Bureaucracy is not the villain. Confusion is.
Every project needs structure. Plans, approvals, documentation, and checkpoints exist for a reason. They protect teams, reduce risk, and create alignment.
The problem starts when structure turns into friction, and managing the process becomes harder than delivering the project.
As project managers, our job is not to add layers. It is to create clarity.

Why Bureaucracy Exists
Most bureaucracy was created in response to a real problem.
A missed requirement led to a form being required.
A failed audit led to another approval step.
A production issue created a new checklist.
Individually, each rule made sense. Over time, they accumulated. What once protected the team slowly became a source of friction.
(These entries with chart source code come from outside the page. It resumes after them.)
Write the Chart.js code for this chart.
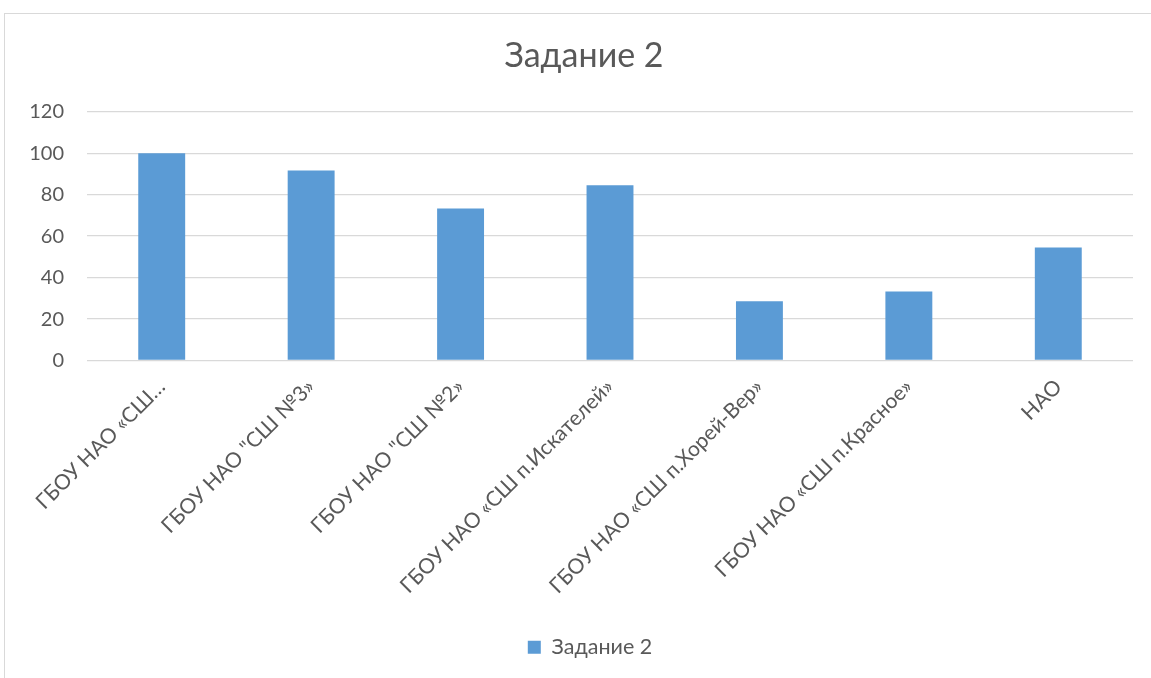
<!DOCTYPE html>
<html>
<head>
<meta charset="utf-8">
<script src="https://cdn.jsdelivr.net/npm/chart.js@4"></script>
<style>
  html, body { margin: 0; padding: 0; background: #fff; }
  #marco {
    position: absolute; left: 4px; top: 13px;
    width: 1146px; height: 680px;
    border: 1px solid #d9d9d9;
  }
  #myChart { display: block; }
</style>
</head>
<body>
<div id="marco">
  <canvas id="myChart" width="1146" height="664"></canvas>
</div>
<script>
// datos
const escuelas = [
    'ГБОУ НАО «СШ…',
    'ГБОУ НАО "СШ №3»',
    'ГБОУ НАО "СШ №2»',
    'ГБОУ НАО «СШ п.Искателей»',
    'ГБОУ НАО «СШ п.Хорей-Вер»',
    'ГБОУ НАО «СШ п.Красное»',
    'НАО'
];
const zadanie2 = [100, 91.7, 73.3, 84.6, 28.6, 33.3, 54.5];
const etiquetaSerie = 'Задание 2';
const tituloGrafica = 'Задание 2';
const ejeMin = 0;
const ejeMax = 120;
const ejePaso = 20;

const gris = '#595959';
const fuente = 'Lato, "Open Sans", sans-serif';

let myChart;

// en Excel titulo y leyenda quedan un poco mas a la derecha
const moverCajas = {
    id: 'moverCajas',
    afterLayout(chart) {
        if (chart.legend) {
            chart.legend.left += 21;
            chart.legend.right += 21;
        }
        if (chart.titleBlock) {
            chart.titleBlock.left += 15;
            chart.titleBlock.right += 15;
        }
    }
};

function generarGrafica() {
    var ctx = document.getElementById('myChart').getContext('2d');
    if (myChart) {
        myChart.destroy();
    }
    myChart = new Chart(ctx, {
        type: 'bar',
        plugins: [moverCajas],
        data: {
            labels: escuelas,
            datasets: [{
                label: etiquetaSerie,
                data: zadanie2,
                backgroundColor: '#5b9bd5',
                borderWidth: 0,
                barPercentage: 0.314,
                categoryPercentage: 1
            }]
        },
        options: {
            responsive: false,
            animation: false,
            layout: {
                padding: { left: 0, right: 18, top: 0, bottom: 10 }
            },
            plugins: {
                title: {
                    display: true,
                    text: tituloGrafica,
                    color: gris,
                    font: { family: fuente, size: 34, weight: 'normal' },
                    padding: { top: 22, bottom: 35 }
                },
                legend: {
                    position: 'bottom',
                    labels: {
                        color: gris,
                        font: { family: fuente, size: 21.5 },
                        boxWidth: 13,
                        boxHeight: 13,
                        padding: 10
                    }
                },
                tooltip: { enabled: false }
            },
            scales: {
                x: {
                    grid: { display: false },
                    border: { display: false },
                    ticks: {
                        color: gris,
                        font: { family: fuente, size: 21 },
                        minRotation: 45,
                        maxRotation: 45,
                        autoSkip: false,
                        labelOffset: 0,
                        padding: 6
                    },
                    afterFit: function (s) { s.height = 266; }
                },
                y: {
                    min: ejeMin,
                    max: ejeMax,
                    grid: { color: '#d9d9d9', lineWidth: 1.3, drawTicks: false },
                    border: { display: false },
                    ticks: {
                        stepSize: ejePaso,
                        color: gris,
                        font: { family: fuente, size: 20 },
                        padding: 23
                    },
                    afterFit: function (s) { s.width = 82; }
                }
            }
        }
    });
}

generarGrafica();
</script>
</body>
</html>
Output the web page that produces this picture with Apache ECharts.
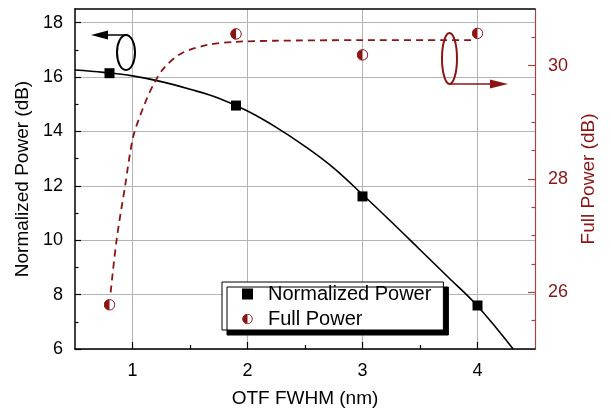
<!DOCTYPE html>
<html>
<head>
<meta charset="utf-8">
<script src="https://cdn.jsdelivr.net/npm/echarts@6/dist/echarts.min.js"></script>
<style>
  html, body { margin: 0; padding: 0; background: #fff; }
  #box { width: 611px; height: 408px; }
</style>
</head>
<body>
<div id="box"></div>
<script>
// measured points
var fwhm = [0.8, 1.9, 3.0, 4.0];
var normPower = [16.14, 14.95, 11.61, 7.6];
var fullPower = [25.78, 30.56, 30.19, 30.57];

// fitted curves
var normFitX = [0.5, 0.75, 1.0, 1.25, 1.5, 1.75, 2.0, 2.25, 2.5, 2.75, 3.0, 3.25, 3.5, 3.75, 4.0, 4.31];
var normFitY = [16.26, 16.17, 16.04, 15.83, 15.55, 15.22, 14.75, 14.15, 13.45, 12.65, 11.68, 10.68, 9.65, 8.62, 7.58, 6.0];
var fullFitX = [0.81, 0.862, 0.935, 1.007, 1.109, 1.196, 1.283, 1.428, 1.66, 1.89, 2.24, 3.0, 3.98];
var fullFitY = [26.0, 26.93, 27.87, 28.75, 29.34, 29.72, 29.98, 30.22, 30.37, 30.42, 30.44, 30.45, 30.45];

// ticks
var xMajor = [1, 2, 3, 4];
var xMinor = [1.5, 2.5, 3.5];
var yLeftMajor = [6, 8, 10, 12, 14, 16, 18];
var yLeftMinor = [7, 9, 11, 13, 15, 17];
var yRightMajor = [26, 28, 30];
var yRightMinor = [25.5, 26.5, 27, 27.5, 28.5, 29, 29.5, 30.5];

var RED = '#8b1414';
var FONT = 'Liberation Sans, Arial, sans-serif';

function pairs(xs, ys) {
    return xs.map(function (x, i) { return [x, ys[i]]; });
}

var halfDot = 'image://data:image/svg+xml;charset=utf-8,' + encodeURIComponent(
    "<svg xmlns='http://www.w3.org/2000/svg' width='24' height='24' viewBox='0 0 24 24'>" +
    "<circle cx='12' cy='12' r='10.5' fill='#fff' stroke='" + RED + "' stroke-width='2'/>" +
    "<path d='M12 1.5A10.5 10.5 0 0 0 12 22.5Z' fill='" + RED + "'/></svg>");

var myChart = echarts.init(document.getElementById('box'));

var blackLine = { lineStyle: { color: '#000', width: 1.5 } };

var option = {
    backgroundColor: '#fff',
    animation: false,
    grid: { left: 75, right: 76, top: 9, bottom: 59, outerBoundsMode: 'none' },
    legend: {
        orient: 'vertical',
        left: 222,
        top: 282,
        padding: [2, 12, 1, 20],
        itemWidth: 11,
        itemHeight: 11,
        itemGap: 5,
        backgroundColor: '#fff',
        borderColor: '#000',
        borderWidth: 1,
        shadowColor: '#000',
        shadowBlur: 0,
        shadowOffsetX: 5,
        shadowOffsetY: 5,
        textStyle: { fontSize: 20, fontFamily: FONT, color: '#000', lineHeight: 20, padding: [0, 0, 0, 10] },
        data: [
            { name: 'Normalized Power', icon: 'rect', itemStyle: { color: '#000' } },
            { name: 'Full Power', icon: halfDot }
        ]
    },
    xAxis: [{
        type: 'value', position: 'bottom', min: 0.5, max: 4.5,
        name: 'OTF FWHM (nm)', nameLocation: 'middle', nameGap: 40,
        nameTextStyle: { fontSize: 19, fontFamily: FONT, color: '#000' },
        axisLine: blackLine,
        axisTick: { inside: true, length: 7, customValues: xMajor, lineStyle: { color: '#000', width: 1.2 } },
        axisLabel: { customValues: xMajor, margin: 13, fontSize: 18, fontFamily: FONT, color: '#000' },
        splitLine: { show: true, lineStyle: { color: '#b4b4b4', width: 1 } }
    }, {
        type: 'value', position: 'bottom', min: 0.5, max: 4.5,
        axisLine: { show: false },
        axisTick: { inside: true, length: 4, customValues: xMinor, lineStyle: { color: '#000', width: 1.2 } },
        axisLabel: { show: false },
        splitLine: { show: false }
    }, {
        type: 'value', position: 'top', min: 0.5, max: 4.5,
        axisLine: blackLine,
        axisTick: { show: false },
        axisLabel: { show: false },
        splitLine: { show: false }
    }],
    yAxis: [{
        type: 'value', position: 'left', min: 6, max: 18.5,
        name: 'Normalized Power (dB)', nameLocation: 'middle', nameGap: 42, nameRotate: 90,
        nameTextStyle: { fontSize: 19, fontFamily: FONT, color: '#000' },
        axisLine: blackLine,
        axisTick: { inside: true, length: 6, customValues: yLeftMajor, lineStyle: { color: '#000', width: 1.2 } },
        axisLabel: { customValues: yLeftMajor, margin: 12, fontSize: 18, fontFamily: FONT, color: '#000' },
        splitLine: { show: true, lineStyle: { color: '#b4b4b4', width: 1 } }
    }, {
        type: 'value', position: 'right', min: 25, max: 31,
        name: 'Full Power (dB)', nameLocation: 'middle', nameGap: 43, nameRotate: 90,
        nameTextStyle: { fontSize: 19, fontFamily: FONT, color: RED },
        axisLine: { lineStyle: { color: '#a04848', width: 1.2 } },
        axisTick: { inside: true, length: 7, customValues: yRightMajor, lineStyle: { color: '#a04848', width: 1.2 } },
        axisLabel: { customValues: yRightMajor, margin: 13, fontSize: 18, fontFamily: FONT, color: RED },
        splitLine: { show: false }
    }, {
        type: 'value', position: 'left', min: 6, max: 18.5,
        axisLine: { show: false },
        axisTick: { inside: true, length: 3.5, customValues: yLeftMinor, lineStyle: { color: '#000', width: 1.2 } },
        axisLabel: { show: false },
        splitLine: { show: false }
    }, {
        type: 'value', position: 'right', min: 25, max: 31,
        axisLine: { show: false },
        axisTick: { inside: true, length: 3.5, customValues: yRightMinor, lineStyle: { color: '#a04848', width: 1.2 } },
        axisLabel: { show: false },
        splitLine: { show: false }
    }],
    series: [{
        name: 'fit-norm', type: 'line', xAxisIndex: 0, yAxisIndex: 0,
        data: pairs(normFitX, normFitY),
        showSymbol: false, smooth: 0.4,
        lineStyle: { color: '#000', width: 1.6 }, z: 2, silent: true
    }, {
        name: 'fit-full', type: 'line', xAxisIndex: 0, yAxisIndex: 1,
        data: pairs(fullFitX, fullFitY),
        showSymbol: false, smooth: 0.3,
        lineStyle: { color: RED, width: 1.8, type: [7, 5] }, z: 2, silent: true
    }, {
        name: 'Normalized Power', type: 'scatter', xAxisIndex: 0, yAxisIndex: 0,
        data: pairs(fwhm, normPower),
        symbol: 'rect', symbolSize: 10,
        itemStyle: { color: '#000', opacity: 1 }, z: 5
    }, {
        name: 'Full Power', type: 'scatter', xAxisIndex: 0, yAxisIndex: 1,
        data: pairs(fwhm, fullPower),
        symbol: halfDot, symbolSize: 12,
        itemStyle: { color: RED, opacity: 1 }, z: 5
    }],
    graphic: [
        // left ellipse with arrow pointing to left axis
        { type: 'ellipse', shape: { cx: 126, cy: 52.5, rx: 9, ry: 17.5 },
          style: { fill: 'none', stroke: '#000', lineWidth: 2 }, z: 10 },
        { type: 'line', shape: { x1: 126, y1: 35, x2: 100, y2: 35 },
          style: { stroke: '#000', lineWidth: 1.5 }, z: 10 },
        { type: 'polygon', shape: { points: [[91, 35], [108, 30.5], [108, 39.5]] },
          style: { fill: '#000' }, z: 10 },
        // right ellipse with arrow pointing to right axis
        { type: 'ellipse', shape: { cx: 449.5, cy: 58.5, rx: 7.5, ry: 25.5 },
          style: { fill: 'none', stroke: RED, lineWidth: 2 }, z: 10 },
        { type: 'line', shape: { x1: 449.5, y1: 84, x2: 495, y2: 84 },
          style: { stroke: RED, lineWidth: 1.5 }, z: 10 },
        { type: 'polygon', shape: { points: [[508, 84], [490, 79.5], [490, 88.5]] },
          style: { fill: RED }, z: 10 }
    ]
};

myChart.setOption(option);
</script>
</body>
</html>
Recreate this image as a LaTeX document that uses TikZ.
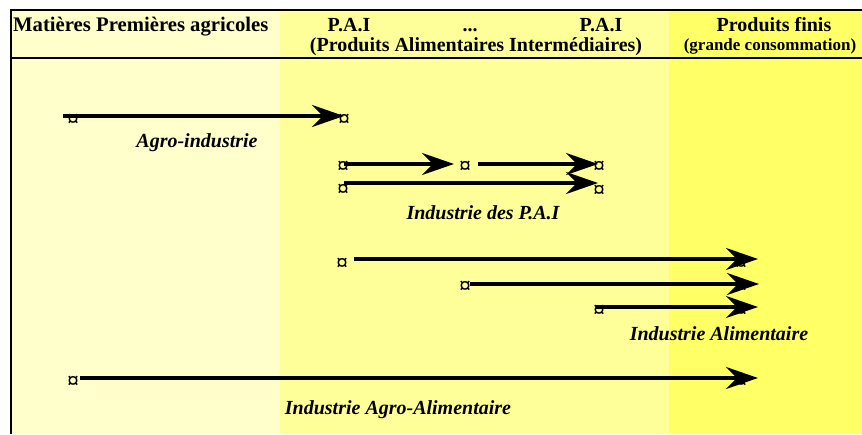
\documentclass[tikz,border=0pt]{standalone}
\usepackage{fontspec}
\setmainfont{Liberation Serif}
\usetikzlibrary{arrows.meta}
\definecolor{palecol}{HTML}{FFFFCC}
\definecolor{midcol}{HTML}{FFFF99}
\definecolor{fincol}{HTML}{FFFF66}
\tikzset{
  head/.style={font=\fontsize{20}{23}\selectfont\bfseries, anchor=base, inner sep=0pt},
  subhead/.style={font=\fontsize{17}{20}\selectfont\bfseries, anchor=base, inner sep=0pt},
  lab/.style={font=\fontsize{20}{23}\selectfont\bfseries\itshape, anchor=base, inner sep=0pt},
  mk/.style={font=\fontsize{23}{23}\selectfont\bfseries, inner sep=0pt},
  flow/.style={line width=4pt, -{Stealth[length=32pt,width=22pt,inset=11pt]}},
  frame/.style={line width=2pt}
}
\begin{document}
\begin{tikzpicture}[x=1pt,y=-1pt]
\useasboundingbox (0,0) rectangle (862,434);
% column backgrounds
\fill[palecol] (10,10) rectangle (280,434);
\fill[midcol] (280,10) rectangle (669,434);
\fill[fincol] (669,10) rectangle (862,434);
% frame lines
\draw[frame] (862,10) -- (11,10) -- (11,434);
\draw[frame] (10,58) -- (862,58);

% header
\node[head, anchor=base west, font=\fontsize{20.7}{23}\selectfont\bfseries] (hmp) at (13,31) {Matières Premières agricoles};
\node[head] (hpa1) at (349,31) {P.A.I};
\node[head] (hdots) at (470,31) {...};
\node[head] (hpa2) at (601,31) {P.A.I};
\node[head] (hpai) at (476,51) {(Produits Alimentaires Intermédiaires)};
\node[head] (hpf) at (774,31) {Produits finis};
\node[subhead] (hgc) at (770,50) {(grande consommation)};

% markers
\node[mk] (m1) at (73,120) {¤};
\node[mk] (m2) at (344,120) {¤};
\node[mk] (m3) at (343,167) {¤};
\node[mk] (m4) at (465,167) {¤};
\node[mk] (m5) at (599,167) {¤};
\node[mk] (m6) at (343,190) {¤};
\node[mk] (m7) at (599,191) {¤};
\node[mk] (m8) at (342,264) {¤};
\node[mk] (m9) at (465,287) {¤};
\node[mk] (m10) at (599,311) {¤};
\node[mk] (m11) at (741,264) {¤};
\node[mk] (m12) at (741,287) {¤};
\node[mk] (m13) at (741,311) {¤};
\node[mk] (m14) at (73,382) {¤};
\node[mk] (m15) at (741,382) {¤};

% arrow end points
\coordinate (a1s) at (63,116);   \coordinate (a1e) at (344,116);
\coordinate (b1s) at (344,164);  \coordinate (b1e) at (454,164);
\coordinate (b2s) at (478,164);  \coordinate (b2e) at (598,164);
\coordinate (b3s) at (344,183);  \coordinate (b3e) at (598,183);
\coordinate (c1s) at (354,259);  \coordinate (c1e) at (758,259);
\coordinate (c2s) at (470,284);  \coordinate (c2e) at (759,284);
\coordinate (c3s) at (596,307);  \coordinate (c3e) at (758,307);
\coordinate (d1s) at (80,378);   \coordinate (d1e) at (758,378);

% flows
\draw[flow] (a1s) -- (a1e);
\draw[flow] (b1s) -- (b1e);
\draw[flow] (b2s) -- (b2e);
\draw[flow] (b3s) -- (b3e);
\draw[flow] (c1s) -- (c1e);
\draw[flow] (c2s) -- (c2e);
\draw[flow] (c3s) -- (c3e);
\draw[flow] (d1s) -- (d1e);

% labels
\node[lab] (lagro) at (197,147) {Agro-industrie};
\node[lab] (lpai) at (483,219) {Industrie des P.A.I};
\node[lab] (lali) at (719,340) {Industrie Alimentaire};
\node[lab] (liaa) at (398,414) {Industrie Agro-Alimentaire};
\end{tikzpicture}
\end{document}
Useful Structure vs Unnecessary Noise
Useful structure answers clear questions.
Who decides.
Who owns what?
What risk is being controlled?
Unnecessary noise shows up as meetings with no decisions, documents no one reads, and approvals required only because “this is how we do it.
If a process does not reduce risk, improve clarity, or support decisions, it deserves to be questioned.
Keeping Project Management Simple Without Losing Control
Simplicity does not mean lack of rigor. It means intentional rigor.
Start with outcomes before templates.
Scale the process to the level of risk.
Make decisions visible instead of burying them in documents.
Use documentation as a tool, not as a shield.
Reduce handoffs and clarify ownership.
The goal is flow, not paperwork.
The Role of the Project Manager
A project manager is not a gatekeeper of bureaucracy.
Our role is to simplify complexity, create alignment, and help teams move forward with confidence.
If stakeholders say, “This was easier than I expected,” that is a success.
Clarity always wins over complexity.